ECM New Series has a reputation for innovative programming. I wouldn't expect Telarc or Sony Classical, for example, to include music by Joseph Haydn and Korean-born composer Isang Yun on the same CD. What could be the reason for this? These three works all were recorded at the same time (May 2007), so their juxtaposition was not an afterthought. Perhaps they even appeared on the same concert program. One turns to the booklet note by Paul Griffiths for an explanation. It's a very good booklet note, but even Griffiths is unable to come up with a truly credible explanation, although he does wave his arms about in a vain effort to connect Haydn and Yun. For the real explanation, you need to read conductor Alexander Liebreich's bio at the end of the booklet. It turns out that Liebreich simply has had connections with Yun's family, has worked in Korea, and feels a commitment to advancing both modern music and music from earlier eras. Fair enough!
The two Haydn symphonies are from his "Sturm und Drang" period, whose approximate dates are 1765 to 1772. Griffiths rightly cautions that we shouldn't necessarily hear these symphonies as manifestations of emotional unsettlement – either Haydn's, or in general. Haydn was an innovator, and it might be that he only wanted to create new sound-worlds in these and related symphonies, and that minor keys (generally underutilized in the Classical era) were fertile terrain for exploration. The "Farewell" Symphony needs little introduction. The story still stands that it was intended as a hint to Haydn's employer that it was time for everyone to go back to Vienna after an excessively long stay at Eszterháza. The final movement, in which the musicians stop playing and leave the stage, one by one, is justly famous. No less interesting, though, is the agitated first movement – a paragon of the "Sturm und Drang" style. The less well-known Symphony #39 is nearly as interesting, with a similarly "stressed" first movement. It goes to show, once again, that if you're a Haydn symphony, sometimes the only thing that stands between you and popularity is not having a nickname!
Isang Yun (1917-95) had quite a life.
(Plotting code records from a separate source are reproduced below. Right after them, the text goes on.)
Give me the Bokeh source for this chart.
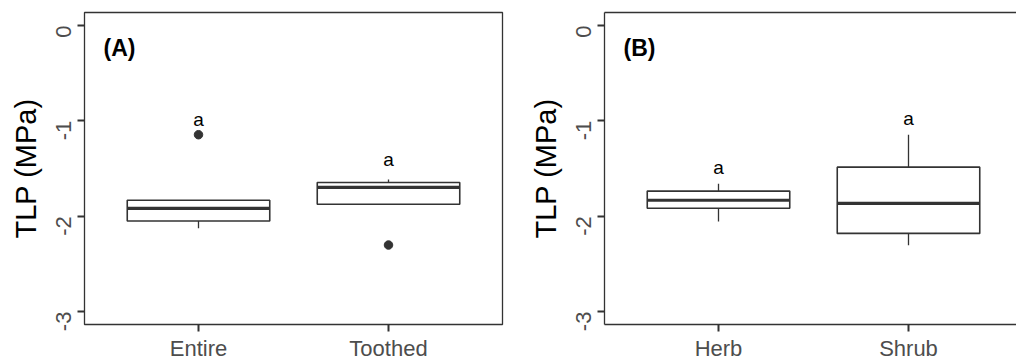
from bokeh.plotting import figure
from bokeh.layouts import row
from bokeh.models import Range1d, FixedTicker, LinearAxis, ColumnDataSource
from bokeh.embed import file_html
from bokeh.resources import INLINE
from bokeh.core.properties import value
import math

# ---- data ----
cats_a = ["Entire", "Toothed"]
q1_a = [-2.05, -1.875]
med_a = [-1.917, -1.698]
q3_a = [-1.833, -1.646]
lo_a = [-2.125, -1.875]
hi_a = [-1.833, -1.615]
out_cat_a = ["Entire", "Toothed"]
out_val_a = [-1.146, -2.302]
letters_a = ["a", "a"]
letter_y_a = [-0.99, -1.41]

cats_b = ["Herb", "Shrub"]
q1_b = [-1.917, -2.18]
med_b = [-1.833, -1.865]
q3_b = [-1.737, -1.486]
lo_b = [-2.055, -2.305]
hi_b = [-1.66, -1.146]
out_cat_b = []
out_val_b = []
letters_b = ["a", "a"]
letter_y_b = [-1.49, -0.98]

y_ticks = [0, -1, -2, -3]
panel_tags = ["(A)", "(B)"]

FONT = "Liberation Sans"
DARK = "#333333"
BOXW = 0.75


def make_panel(tag, cats, q1, med, q3, lo, hi, out_cat, out_val, letters, letter_y,
               xmax, left, right, width, full_outline):
    p = figure(width=width, height=363, output_backend="svg", toolbar_location=None,
               x_range=Range1d(0.4, xmax), y_range=Range1d(-3.135, 0.135),
               min_border_left=left, min_border_right=right,
               min_border_top=12, min_border_bottom=37)
    p.xgrid.grid_line_color = None
    p.ygrid.grid_line_color = None
    p.background_fill_color = "white"

    xs = [i + 1 for i in range(len(cats))]
    pos = {c: i + 1 for i, c in enumerate(cats)}

    src = ColumnDataSource(dict(
        x=xs, q1=q1, med=med, q3=q3, lo=lo, hi=hi,
        xl=[x - BOXW / 2 for x in xs], xr=[x + BOXW / 2 for x in xs]))

    # whiskers
    p.segment(x0="x", y0="q3", x1="x", y1="hi", source=src, line_color=DARK, line_width=1.3)
    p.segment(x0="x", y0="q1", x1="x", y1="lo", source=src, line_color=DARK, line_width=1.3)
    # boxes
    p.vbar(x="x", width=BOXW, bottom="q1", top="q3", source=src,
           fill_color="white", line_color=DARK, line_width=1.6)
    # medians
    p.segment(x0="xl", y0="med", x1="xr", y1="med", source=src, line_color=DARK, line_width=3.2)
    # outliers
    if out_cat:
        p.scatter(x=[pos[c] for c in out_cat], y=out_val, size=8.5,
                  fill_color=DARK, line_color=DARK)
    # letters
    p.text(x=xs, y=letter_y, text=letters, text_font=value(FONT),
           text_font_size="19px", text_align="center", text_baseline="alphabetic",
           text_color="black")
    # panel tag
    p.text(x=[0.5], y=[-0.24], text=[tag], text_font=value(FONT), text_font_style="bold",
           text_font_size="23px", text_align="left", text_baseline="middle",
           text_color="black")

    xax = p.below[0]
    yax = p.left[0]
    for ax in (xax, yax):
        ax.axis_line_color = None if full_outline else DARK
        ax.axis_line_width = 1.3
        ax.major_tick_line_color = DARK
        ax.major_tick_line_width = 2
        ax.major_tick_out = 7
        ax.major_tick_in = 0
        ax.minor_tick_line_color = None
        ax.major_label_text_font = FONT
        ax.major_label_text_color = "#4D4D4D"
        ax.major_label_text_font_size = "22px"

    xax.ticker = FixedTicker(ticks=xs)
    xax.major_label_overrides = {x: c for x, c in zip(xs, cats)}
    xax.major_label_standoff = 4

    yax.ticker = FixedTicker(ticks=y_ticks)
    yax.major_label_overrides = {t: str(t) for t in y_ticks}
    yax.major_label_orientation = math.pi / 2
    yax.major_label_standoff = 14
    yax.axis_label = "TLP (MPa)"
    yax.axis_label_text_font = FONT
    yax.axis_label_text_font_size = "29px"
    yax.axis_label_text_font_style = "normal"
    yax.axis_label_text_color = "black"
    yax.axis_label_standoff = 4

    if full_outline:
        p.outline_line_color = DARK
        p.outline_line_width = 1.3
    else:
        p.outline_line_color = None
        top = LinearAxis(ticker=FixedTicker(ticks=[]), major_label_text_font_size="0px",
                         axis_line_color=DARK, axis_line_width=1.3,
                         major_tick_line_color=None, minor_tick_line_color=None,
                         major_tick_out=0, major_tick_in=0, major_label_standoff=0)
        p.add_layout(top, "above")
    return p


pa = make_panel(panel_tags[0], cats_a, q1_a, med_a, q3_a, lo_a, hi_a, out_cat_a, out_val_a,
                letters_a, letter_y_a, 2.6, 84, 6, 508, True)
pb = make_panel(panel_tags[1], cats_b, q1_b, med_b, q3_b, lo_b, hi_b, out_cat_b, out_val_b,
                letters_b, letter_y_b, 0.4 + 412 / 190, 96, 0, 508, False)

layout = row(pa, pb)
open("out.html", "w").write(file_html(layout, INLINE))
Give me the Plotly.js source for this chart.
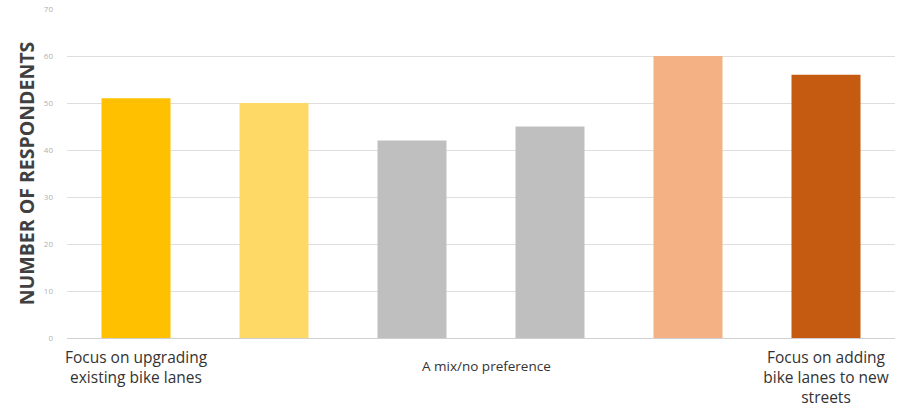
<!DOCTYPE html>
<html><head><meta charset="utf-8">
<script src="https://cdn.plot.ly/plotly-3.0.1.min.js"></script>
<style>body{margin:0;background:#fff}#c{width:901px;height:415px}</style>
</head><body><div id="c"></div>
<script>
const barIndex = [0, 1, 2, 3, 4, 5];
const values = [51, 50, 42, 45, 60, 56];
const barColors = ['#FFC000', '#FFD966', '#BFBFBF', '#BFBFBF', '#F4B183', '#C55A11'];
const tickPositions = [0, 5];
const tickLabels = ['Focus on upgrading<br>existing bike lanes', 'Focus on adding<br>bike lanes to new<br>streets'];
const middleLabel = 'A mix/no preference';
const middlePosition = 2.5;

Plotly.newPlot('c', [{
  type: 'bar', x: barIndex, y: values, width: 0.5,
  marker: {color: barColors}, hoverinfo: 'skip'
}], {
  width: 901, height: 415,
  margin: {l: 67, r: 6, t: 9, b: 77},
  paper_bgcolor: '#fff', plot_bgcolor: '#fff',
  showlegend: false,
  font: {family: 'Open Sans, sans-serif'},
  xaxis: {
    range: [-0.5, 5.5], tickmode: 'array', tickvals: tickPositions, ticktext: tickLabels,
    tickfont: {size: 15.5, color: '#333'}, showgrid: false, zeroline: false,
    showline: false, ticks: '', ticklabelstandoff: 8
  },
  yaxis: {
    range: [0, 70], dtick: 10, tickfont: {size: 8, color: '#b0b0b0'},
    gridcolor: '#dedede', gridwidth: 1, zeroline: true, zerolinecolor: '#d0d0d0', zerolinewidth: 1,
    showline: false, ticklabelstandoff: 13,
    title: {text: 'NUMBER OF RESPONDENTS', font: {size: 19.5, color: '#404040', family: 'Open Sans, sans-serif', weight: 'bold'}, standoff: 4}
  },
  annotations: [{
    x: middlePosition, xref: 'x', y: 0, yref: 'paper', yanchor: 'middle', yshift: -28, xshift: 5,
    text: middleLabel, showarrow: false, font: {size: 13.5, color: '#333'}
  }]
}, {staticPlot: true});
</script></body></html>
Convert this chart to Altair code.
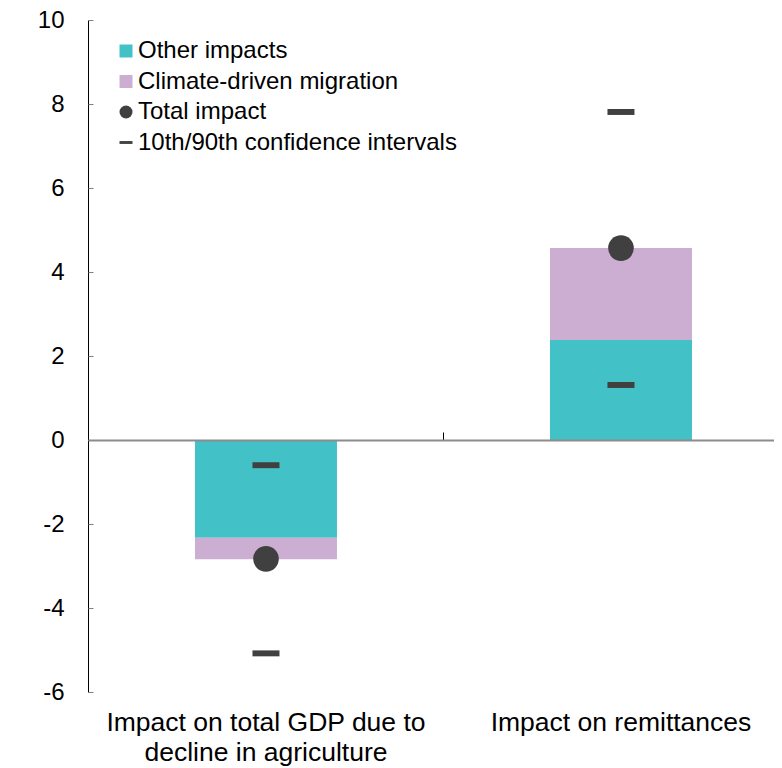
import altair as alt
import pandas as pd

# ---- data ----
categories = ["Impact on total GDP due to\ndecline in agriculture", "Impact on remittances"]
series_names = ["Other impacts", "Climate-driven migration", "Total impact",
                "10th/90th confidence intervals"]
series_colors = ["#42C1C6", "#CDAED3", "#404040", "#404040"]
other_impacts = [-2.33, 2.38]
climate_migration = [-0.51, 2.19]
total_impact = [-2.83, 4.57]
ci_low = [-5.08, 1.31]
ci_high = [-0.60, 7.81]
y_ticks = [-6, -4, -2, 0, 2, 4, 6, 8, 10]

DASH = "M-1,-0.22H1V0.22H-1Z"
series_shapes = ["square", "square", "circle", DASH]

bars = pd.DataFrame({
    "category": categories * 2,
    "series": [series_names[0]] * 2 + [series_names[1]] * 2,
    "value": other_impacts + climate_migration,
    "stack": [0, 0, 1, 1],
})
totals = pd.DataFrame({"category": categories, "series": series_names[2], "value": total_impact})
cis = pd.DataFrame({"category": categories * 2, "series": series_names[3],
                    "value": ci_low + ci_high})

FONT = "Liberation Sans"
W, H = 686, 672

x_scale = alt.Scale(domain=categories, paddingInner=0.6, paddingOuter=0.2662, align=0.566)
y_scale = alt.Scale(domain=[-6, 10], nice=False, zero=False)

legend = alt.Legend(title=None, orient="none", legendX=26, legendY=19, labelFontSize=24,
                    labelFont=FONT, labelColor="black", symbolSize=169, rowPadding=6.5,
                    labelOffset=0, padding=0, symbolStrokeWidth=0, symbolOpacity=1,
                    labelLimit=0)
color = alt.Color("series:N", scale=alt.Scale(domain=series_names, range=series_colors), legend=legend)
shape = alt.Shape("series:N", scale=alt.Scale(domain=series_names, range=series_shapes), legend=legend)

bar_layer = alt.Chart(bars).mark_bar().encode(
    x=alt.X("category:N", scale=x_scale, sort=categories,
            axis=alt.Axis(orient="bottom", title=None, domain=False, ticks=False, tickSize=0,
                          labelAngle=0, labelFontSize=26.5, labelFont=FONT, labelColor="black",
                          labelExpr="split(datum.label, '\\n')", labelLineHeight=30,
                          labelPadding=17, labelLimit=0)),
    y=alt.Y("value:Q", scale=y_scale, stack="zero",
            axis=alt.Axis(orient="left", values=y_ticks, title=None, domain=True,
                          domainColor="black", domainWidth=1, ticks=False, tickSize=0,
                          labelFontSize=24, labelFont=FONT, labelColor="black",
                          labelExpr="replace(datum.label, '\u2212', '-')",
                          labelPadding=24, grid=False)),
    color=color,
    order=alt.Order("stack:Q"),
)

total_layer = alt.Chart(totals).mark_point(filled=True, size=660, opacity=1).encode(
    x=alt.X("category:N", scale=x_scale, sort=categories, axis=None),
    y=alt.Y("value:Q", scale=y_scale,
            axis=alt.Axis(orient="right", offset=-W, values=y_ticks, title=None, labels=False,
                          domain=False, ticks=True, tickSize=5, tickColor="#808080",
                          grid=False)),
    color=color,
    shape=shape,
)

ci_layer = alt.Chart(cis).mark_point(filled=True, size=729, opacity=1).encode(
    x=alt.X("category:N", scale=x_scale, sort=categories,
            axis=alt.Axis(orient="top", offset=-420, title=None, labels=False, domain=True,
                          domainColor="#8C8C8C", domainWidth=2, ticks=True, tickColor="black",
                          tickSize=8, tickWidth=1, tickOffset=177.5, zindex=1)),
    y=alt.Y("value:Q", scale=y_scale, axis=None),
    color=color,
    shape=shape,
)

chart = alt.layer(bar_layer, total_layer, ci_layer).properties(
    width=W, height=H,
    autosize=alt.AutoSizeParams(type="none"),
    padding={"left": 80, "top": 12, "right": 0, "bottom": 76},
).configure_view(stroke=None).configure_axis(grid=False)

chart.save("out.html", embed_options={"renderer": "svg", "actions": False})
Born in Korea, he studied extensively in Germany, and was residing in that country in the 1960s when his homeland's secret police abducted him and took him back to South Korea, tortured him, and sentenced him to life imprisonment, supposedly for espionage. Thanks to the efforts of Western musicians, he was freed and released two years later, although he was prohibited from entering South Korea ever again. He wrote five symphonies (all in the 1980s), and two chamber symphonies (ditto). The first of the latter, recorded here, is scored for two oboes, two horns, and strings – a Haydn-ish orchestra, although the four wind instruments play a very prominent role. The work is in a single movement. Still, the music changes its pulse and character several times to give the rough impression of a three-movement work. The Chamber Symphony is an interesting and seamless conflation of Western and Eastern languages. A hint of the exotic, for example, is given by the almost obsessive insistence on rising two-note figures. Its mood is strange and unsettled, but not really disturbed. It is as if the music has its own intelligence, and is probing the world surrounding it, reacting to it, and forging ahead.
Given the juxtaposition of Haydn and Yun, it should come as no surprise that the Munich Chamber Orchestra plays on modern instruments. Their performance of the two Haydn symphonies is stylish and totally satisfactory, with no surprises one way or the other. (That would be a different Haydn symphony!) It is for the Isang Yun that I feel more inclined to praise Liebreich and the Munich Chamber Orchestra. This is a difficult work for the musicians – the wind instruments really have their work cut out for them – and I imagine that it can ramble if the conductor is not on his toes, sculpting the material and controlling the sonorities. Liebreich has convinced me, and I see more Isang Yun in my future! A church in Munich was the recording venue, and the engineers have kept the hazards inherent in such a location under control as well. In other words, great sound.